Professional dancer Kathryn Alter, going on seven years in a modern dance company in New York City, attributes her now open creativity and perseverance to her JDU beginnings. Her first class at JDU was with Davis in the early 1980s.
"It was magical hours of blossoming imagination, exploration and improvisation," Alter said. "I remember excitedly awaiting Sybil to put on Grieg's 'In the Hall of the Mountain King' and creating dances to match the narrative of the music."
Alter feels lucky to have experienced an organization so open to a variety of people from the community.
"Adults and children, serious dancers or just curious people, had exposure to many great guest artists - especially at the summer fine arts camp," she said. "These artists graciously guided anyone who showed up through daily movement classes and a choreographic creation. They were our windows to dance outside of Juneau."
Current student Kiana Ford, 14, wore a bumble bee costume for her first JDU performance - when she was 3 years old.

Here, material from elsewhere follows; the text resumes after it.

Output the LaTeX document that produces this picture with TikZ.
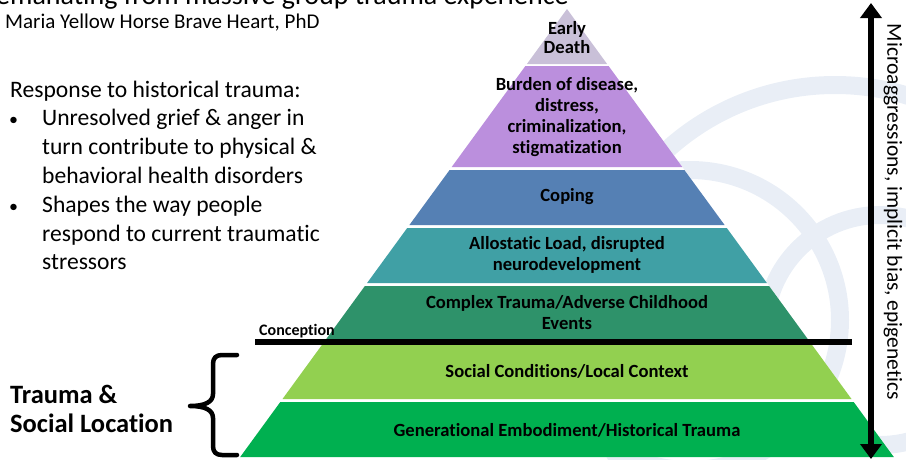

Today she is pursuing a professional dance career. She was selected last year for Joffrey Ballet's Summer Dance Lab and will attend both Joffrey's International Summer Dance Intensive and American Ballet Theatre's Summer Dance Intensive this year.
"Kiana's love for dance and the exceptional training she has received from various JDU instructors over the years has made a huge difference in her life," said her mother, Gail Ford.
FINE ARTS CAMP
Former president and Fine Arts Camp director Lupita Alvarez, who started participating in workshops in 1988, was instrumental in expanding the school's summer fine arts program to include a variety of performing and visual arts - music, dance, theater, choir, paining, drawing, mask making, pottery, carving, felting, etc.

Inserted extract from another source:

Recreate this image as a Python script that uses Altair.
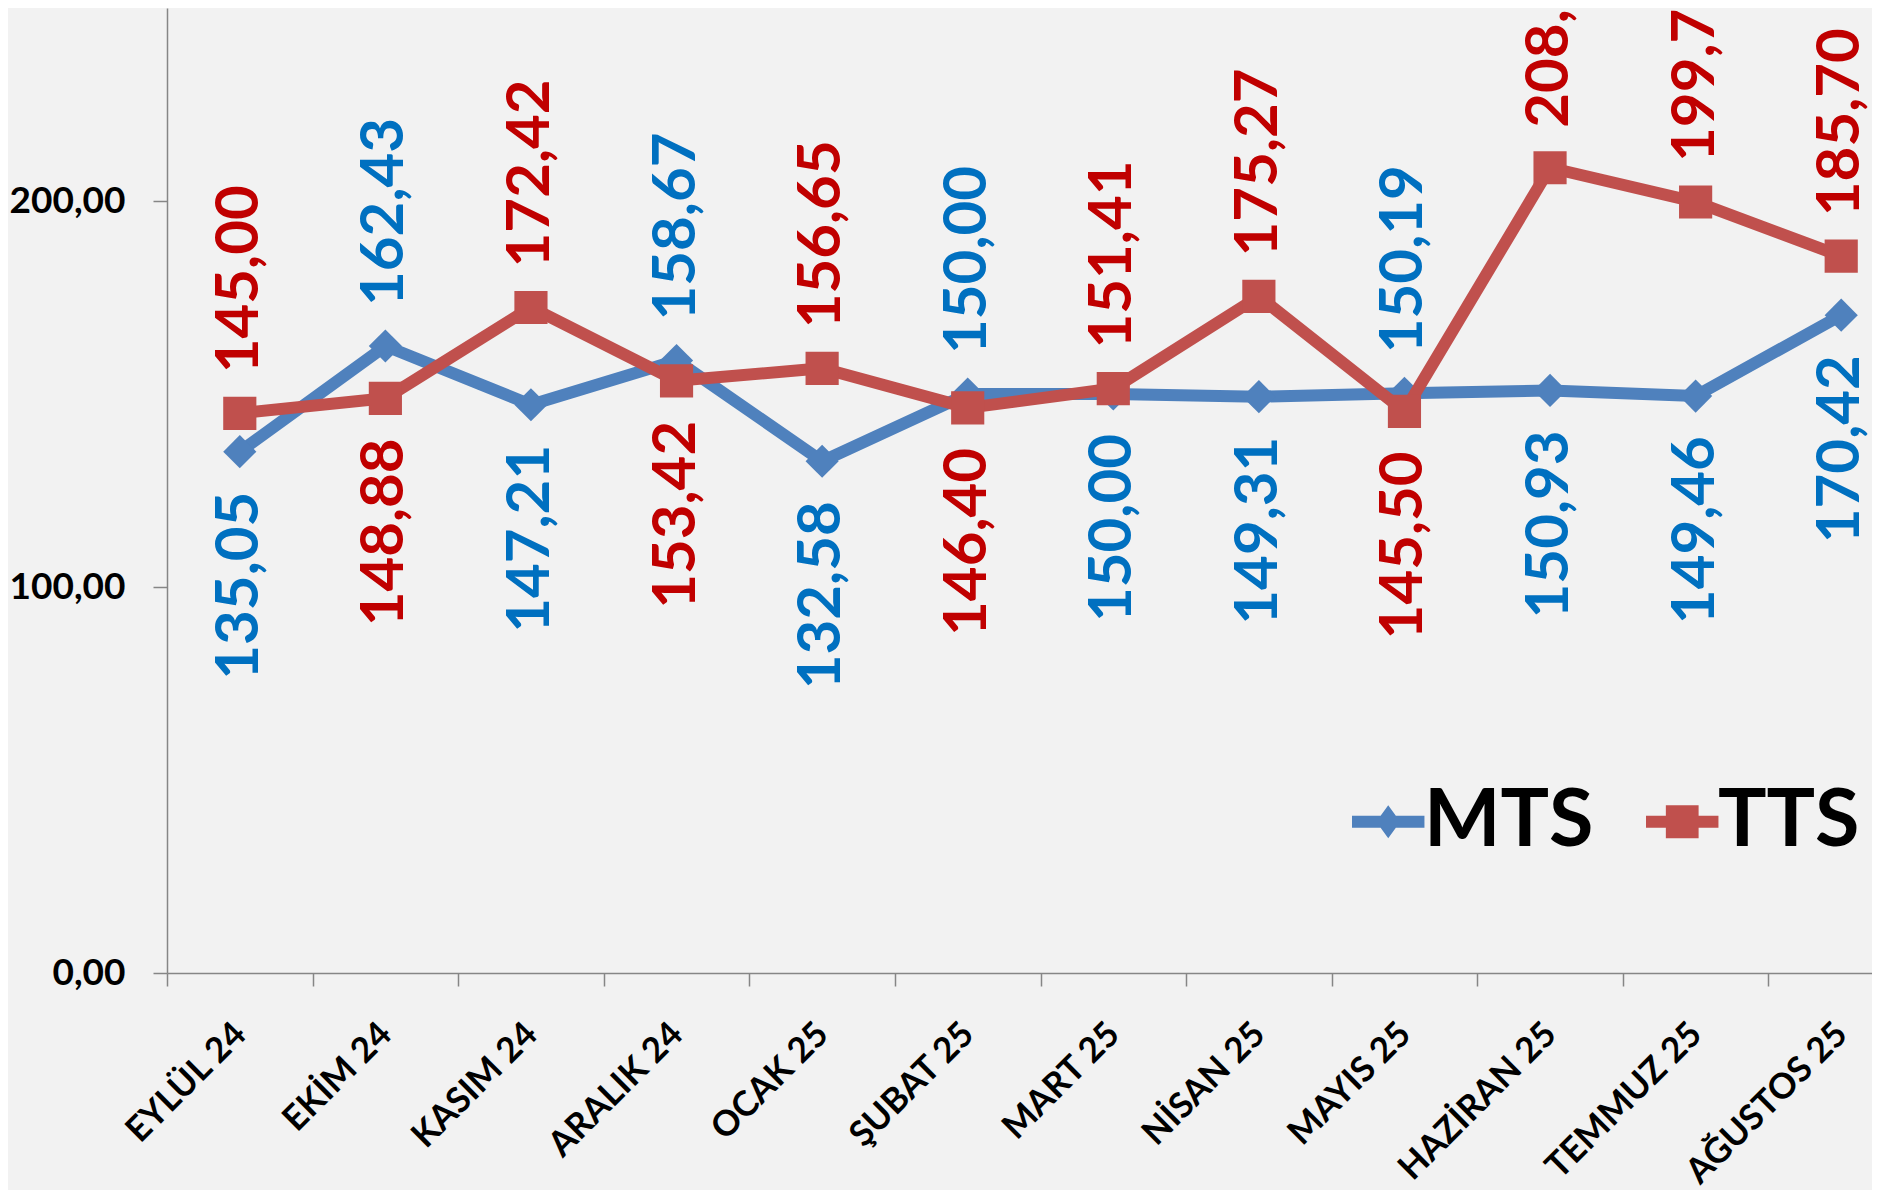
import altair as alt
import pandas as pd

months = ["EYLÜL 24", "EKİM 24", "KASIM 24", "ARALIK 24", "OCAK 25", "ŞUBAT 25",
          "MART 25", "NİSAN 25", "MAYIS 25", "HAZİRAN 25", "TEMMUZ 25", "AĞUSTOS 25"]
mts = [135.05, 162.43, 147.21, 158.67, 132.58, 150.00, 150.00, 149.31, 150.19, 150.93, 149.46, 170.42]
tts = [145.00, 148.88, 172.42, 153.42, 156.65, 146.40, 151.41, 175.27, 145.50, 208.62, 199.75, 185.70]
series_names = ["MTS", "TTS"]
y_ticks = [0, 100, 200]

rows = []
for i, m in enumerate(months):
    for s, vals, other in (("MTS", mts, tts), ("TTS", tts, mts)):
        v = vals[i]
        rows.append({"ay": m, "seri": s, "deger": v,
                     "etiket": f"{v:.2f}".replace(".", ","),
                     "ust": bool(v >= other[i])})
df = pd.DataFrame(rows)

line_colors = {"MTS": "#4F81BD", "TTS": "#C0504D"}
label_colors = {"MTS": "#0070C0", "TTS": "#C00000"}
shapes = {"MTS": "diamond", "TTS": "square"}
sizes = {"MTS": 1100, "TTS": 1100}
FONT = "Lato"

x = alt.X("ay:N", sort=months,
          scale=alt.Scale(type="band", domain=months, range=[0, 1747], paddingInner=0, paddingOuter=0),
          axis=alt.Axis(title=None, tickBand="extent", tickSize=13, tickColor="#868686",
                        domainColor="#868686", domainWidth=1.5, tickWidth=1.5, grid=False,
                        labelAngle=315, labelAlign="right", labelBaseline="middle",
                        labelPadding=42, labelFont=FONT, labelFontSize=35,
                        labelFontWeight="bold", labelColor="black", labelLimit=0))
y = alt.Y("deger:Q", scale=alt.Scale(domain=[0, 250], nice=False, zero=True),
          axis=alt.Axis(title=None, values=y_ticks, tickSize=14, tickColor="#868686",
                        domainColor="#868686", domainWidth=1.5, tickWidth=1.5, grid=False,
                        labelExpr="replace(format(datum.value, '.2f'), '.', ',')",
                        labelPadding=28, labelFont=FONT, labelFontSize=37,
                        labelFontWeight="bold", labelColor="black"))

base = alt.Chart(df)
layers = []
for s in series_names:
    b = base.transform_filter(alt.datum.seri == s)
    layers.append(b.mark_line(color=line_colors[s], strokeWidth=12, strokeJoin="round",
                              strokeCap="round").encode(x=x, y=y))
    layers.append(b.mark_point(shape=shapes[s], filled=True, size=sizes[s], color=line_colors[s],
                               opacity=1).encode(x=x, y=y))
for s in series_names:
    b = base.transform_filter(alt.datum.seri == s)
    common = dict(angle=270, baseline="middle", font=FONT, fontSize=60, fontWeight="bold",
                  color=label_colors[s])
    layers.append(b.transform_filter("datum.ust").mark_text(align="left", dx=40, **common)
                  .encode(x=x, y=y, text="etiket:N"))
    layers.append(b.transform_filter("!datum.ust").mark_text(align="right", dx=-40, **common)
                  .encode(x=x, y=y, text="etiket:N"))

# legend glyphs: line with marker, in Vega's [-1, 1] symbol space (stretched right to meet label)
path_m = "M-1,-0.19H1.3V0.19H-1Z M0.15,-0.52L0.53,0L0.15,0.52L-0.23,0Z"
path_t = "M-1,-0.19H1.3V0.19H-1Z M-0.37,-0.52H0.67V0.52H-0.37Z"
leg = alt.Legend(title=None, orient="none", legendX=1176, legendY=773, direction="horizontal",
                 symbolSize=3969, symbolOpacity=1, symbolStrokeWidth=0,
                 labelFont=FONT, labelFontSize=81, labelFontWeight="bold", labelColor="black",
                 labelOffset=0, columnPadding=43, padding=0, labelLimit=500)
layers.append(base.mark_point(filled=True, opacity=0).encode(
    x=x, y=y,
    color=alt.Color("seri:N", scale=alt.Scale(domain=series_names,
                                              range=[line_colors[s] for s in series_names]), legend=leg),
    shape=alt.Shape("seri:N", scale=alt.Scale(domain=series_names, range=[path_m, path_t]), legend=leg)))

chart = alt.layer(*layers).properties(
    width=1705, height=965,
    autosize=alt.AutoSizeParams(type="none"),
    padding={"left": 159, "top": 0, "right": 0, "bottom": 217},
).configure(background="#f2f2f2").configure_view(stroke=None)

chart.save("out.html", embed_options={"renderer": "svg", "actions": False})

"It was very exciting to give children ages 5 to 15 the opportunity to work with masters in their own specialty for a whole month, day in and day out," she said. "Having a full immersion in the arts was, to me, a wonderful way to motivate kids to explore a wide variety of art forms."
In her years with JDU, Alvarez has seen a number of dancers go through JDU's program.
"I enjoyed working with so many children, youth and adults that shared my passion for dance," she said. "I believe that dance in whatever form - ballet, modern, jazz, tap, folk dance, social dance, etc. - are creative ways to express yourself and to connect with others in a very pleasant, uplifting environment."
TURMOIL and SUCCESS
In her 12 years with JDU, parent and Executive Director Gail Ford has seen the organization grow tremendously and overcome many obstacles. She can still remember her daughter's first dance class in 1998 at the Scottish Rite Temple.
"Even though it was a funky old building, it provided a wonderful space for JDU's students," she said. "And I knew from that first class that JDU was a very professional nonprofit dance school with experienced, highly qualified teachers."
Three years ago, when JDU lost its home at the Scottish Rite Temple, it was housed temporarily in several locations, and the organization's survival was in question. At that time, only two board members remained.
"Several parents stepped up to the plate to ensure that JDU would indeed celebrate its 35th anniversary and agreed to serve as board members," Ford said. "After looking at 26 possible locations, they found our present home which is a bright, spacious and professional dance studio."
Since its move to Airport Boulevard, JDU board members, staff and parents have taken the organization from near extinction to one that today plays an important role in the Juneau performing arts community.
"JDU students, staff, parents and volunteers are proud of their involvement with an organization that means so much to them and this community," Ford said. "Their hope is that JDU will continue to serve them and future generations."